Dataset excerpt:

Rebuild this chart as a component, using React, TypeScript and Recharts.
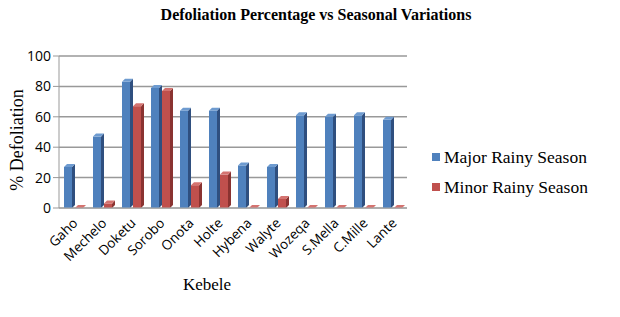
import React from "react";
import { BarChart, Bar, XAxis, YAxis, CartesianGrid } from "recharts";

const kebeles = ["Gaho", "Mechelo", "Doketu", "Sorobo", "Onota", "Holte", "Hybena", "Walyte", "Wozeqa", "S.Mella", "C.Mille", "Lante"];
const majorRainy = [27, 47, 83, 79, 64, 64, 28, 27, 61, 60, 61, 58];
const minorRainy = [0, 3, 67, 77, 15, 22, 0, 6, 0, 0, 0, 0];
const yTicks = [0, 20, 40, 60, 80, 100];

const data = kebeles.map((k, i) => ({ name: k, major: majorRainy[i], minor: minorRainy[i] }));

const serif = "'Liberation Serif', 'Times New Roman', serif";
const sans = "'Open Sans', 'Liberation Sans', Arial, sans-serif";

// 3D-ish bar: front face, darker side, lighter top
function make3D(front: string, side: string, top: string) {
  return (props: any) => {
    const { x, y, width, height } = props;
    if (x == null || y == null) return null;
    const h = Math.max(0, height || 0);
    const dx = 3;
    const dy = 3;
    return (
      <g>
        {h > 0 && <rect x={x} y={y} width={width} height={h} fill={front} />}
        {h > 0 && (
          <polygon
            points={`${x + width},${y} ${x + width + dx},${y - dy} ${x + width + dx},${y + h - dy} ${x + width},${y + h}`}
            fill={side}
          />
        )}
        <polygon
          points={`${x},${y} ${x + dx},${y - dy} ${x + width + dx},${y - dy} ${x + width},${y}`}
          fill={top}
        />
      </g>
    );
  };
}

const XTick = (props: any) => {
  const { x, y, payload } = props;
  return (
    <text
      x={x + 5}
      y={y + 8}
      transform={`rotate(-45 ${x + 5} ${y + 8})`}
      textAnchor="end"
      fontFamily={sans}
      fontSize={13.5}
      fill="#000"
    >
      {payload.value}
    </text>
  );
};

export default function App() {
  return (
    <div style={{ position: "absolute", left: 0, top: 0, width: 620, height: 317, background: "#fff" }}>
      <BarChart
        width={620}
        height={317}
        data={data}
        margin={{ top: 56, right: 213, bottom: 49, left: 0 }}
        barSize={8}
        barGap={3}
        barCategoryGap={5}
      >
        <CartesianGrid vertical={false} stroke="#999" strokeWidth={1.5} />
        <XAxis
          dataKey="name"
          interval={0}
          tick={<XTick />}
          tickLine={false}
          axisLine={{ stroke: "#aaa" }}
          height={60}
        />
        <YAxis
          domain={[0, 100]}
          ticks={yTicks}
          width={59}
          tick={{ fontFamily: sans, fontSize: 14, fill: "#000" }}
          tickLine={{ stroke: "#999" }}
          axisLine={{ stroke: "#999" }}
        />
        <Bar dataKey="major" isAnimationActive={false} shape={make3D("#4F81BD", "#2F4F7F", "#6E9BD0")} />
        <Bar dataKey="minor" isAnimationActive={false} shape={make3D("#C0504D", "#8A3331", "#D47370")} />
      </BarChart>
      <div
        style={{
          position: "absolute",
          top: 5,
          left: 0,
          width: 632,
          textAlign: "center",
          fontFamily: serif,
          fontWeight: "bold",
          fontSize: 16,
          lineHeight: "20px",
        }}
      >
        Defoliation Percentage vs Seasonal Variations
      </div>
      <div
        style={{
          position: "absolute",
          left: 2,
          top: 140,
          transform: "translate(0,-50%) rotate(-90deg)",
          transformOrigin: "center",
          width: 30,
          display: "flex",
          justifyContent: "center",
          whiteSpace: "nowrap",
          fontFamily: serif,
          fontSize: 18,
        }}
      >
        % Defoliation
      </div>
      <div
        style={{
          position: "absolute",
          left: 207,
          top: 275,
          transform: "translateX(-50%)",
          fontFamily: serif,
          fontSize: 17,
        }}
      >
        Kebele
      </div>
      <div style={{ position: "absolute", left: 432, top: 142, fontFamily: serif, fontSize: 17.5, lineHeight: "30px" }}>
        {[
          { label: "Major Rainy Season", color: "#4F81BD" },
          { label: "Minor Rainy Season", color: "#C0504D" },
        ].map((d) => (
          <div key={d.label} style={{ display: "flex", alignItems: "center" }}>
            <span style={{ width: 8, height: 8, background: d.color, marginRight: 4, display: "inline-block" }} />
            {d.label}
          </div>
        ))}
      </div>
    </div>
  );
}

Your task: Leaving out the pictures, repeat the data above exactly.

Exercise solution:
Rebuild this chart as a component, using React, TypeScript and Recharts.
import React from "react";
import { BarChart, Bar, XAxis, YAxis, CartesianGrid } from "recharts";

const kebeles = ["Gaho", "Mechelo", "Doketu", "Sorobo", "Onota", "Holte", "Hybena", "Walyte", "Wozeqa", "S.Mella", "C.Mille", "Lante"];
const majorRainy = [27, 47, 83, 79, 64, 64, 28, 27, 61, 60, 61, 58];
const minorRainy = [0, 3, 67, 77, 15, 22, 0, 6, 0, 0, 0, 0];
const yTicks = [0, 20, 40, 60, 80, 100];

const data = kebeles.map((k, i) => ({ name: k, major: majorRainy[i], minor: minorRainy[i] }));

const serif = "'Liberation Serif', 'Times New Roman', serif";
const sans = "'Open Sans', 'Liberation Sans', Arial, sans-serif";

// 3D-ish bar: front face, darker side, lighter top
function make3D(front: string, side: string, top: string) {
  return (props: any) => {
    const { x, y, width, height } = props;
    if (x == null || y == null) return null;
    const h = Math.max(0, height || 0);
    const dx = 3;
    const dy = 3;
    return (
      <g>
        {h > 0 && <rect x={x} y={y} width={width} height={h} fill={front} />}
        {h > 0 && (
          <polygon
            points={`${x + width},${y} ${x + width + dx},${y - dy} ${x + width + dx},${y + h - dy} ${x + width},${y + h}`}
            fill={side}
          />
        )}
        <polygon
          points={`${x},${y} ${x + dx},${y - dy} ${x + width + dx},${y - dy} ${x + width},${y}`}
          fill={top}
        />
      </g>
    );
  };
}

const XTick = (props: any) => {
  const { x, y, payload } = props;
  return (
    <text
      x={x + 5}
      y={y + 8}
      transform={`rotate(-45 ${x + 5} ${y + 8})`}
      textAnchor="end"
      fontFamily={sans}
      fontSize={13.5}
      fill="#000"
    >
      {payload.value}
    </text>
  );
};

export default function App() {
  return (
    <div style={{ position: "absolute", left: 0, top: 0, width: 620, height: 317, background: "#fff" }}>
      <BarChart
        width={620}
        height={317}
        data={data}
        margin={{ top: 56, right: 213, bottom: 49, left: 0 }}
        barSize={8}
        barGap={3}
        barCategoryGap={5}
      >
        <CartesianGrid vertical={false} stroke="#999" strokeWidth={1.5} />
        <XAxis
          dataKey="name"
          interval={0}
          tick={<XTick />}
          tickLine={false}
          axisLine={{ stroke: "#aaa" }}
          height={60}
        />
        <YAxis
          domain={[0, 100]}
          ticks={yTicks}
          width={59}
          tick={{ fontFamily: sans, fontSize: 14, fill: "#000" }}
          tickLine={{ stroke: "#999" }}
          axisLine={{ stroke: "#999" }}
        />
        <Bar dataKey="major" isAnimationActive={false} shape={make3D("#4F81BD", "#2F4F7F", "#6E9BD0")} />
        <Bar dataKey="minor" isAnimationActive={false} shape={make3D("#C0504D", "#8A3331", "#D47370")} />
      </BarChart>
      <div
        style={{
          position: "absolute",
          top: 5,
          left: 0,
          width: 632,
          textAlign: "center",
          fontFamily: serif,
          fontWeight: "bold",
          fontSize: 16,
          lineHeight: "20px",
        }}
      >
        Defoliation Percentage vs Seasonal Variations
      </div>
      <div
        style={{
          position: "absolute",
          left: 2,
          top: 140,
          transform: "translate(0,-50%) rotate(-90deg)",
          transformOrigin: "center",
          width: 30,
          display: "flex",
          justifyContent: "center",
          whiteSpace: "nowrap",
          fontFamily: serif,
          fontSize: 18,
        }}
      >
        % Defoliation
      </div>
      <div
        style={{
          position: "absolute",
          left: 207,
          top: 275,
          transform: "translateX(-50%)",
          fontFamily: serif,
          fontSize: 17,
        }}
      >
        Kebele
      </div>
      <div style={{ position: "absolute", left: 432, top: 142, fontFamily: serif, fontSize: 17.5, lineHeight: "30px" }}>
        {[
          { label: "Major Rainy Season", color: "#4F81BD" },
          { label: "Minor Rainy Season", color: "#C0504D" },
        ].map((d) => (
          <div key={d.label} style={{ display: "flex", alignItems: "center" }}>
            <span style={{ width: 8, height: 8, background: d.color, marginRight: 4, display: "inline-block" }} />
            {d.label}
          </div>
        ))}
      </div>
    </div>
  );
}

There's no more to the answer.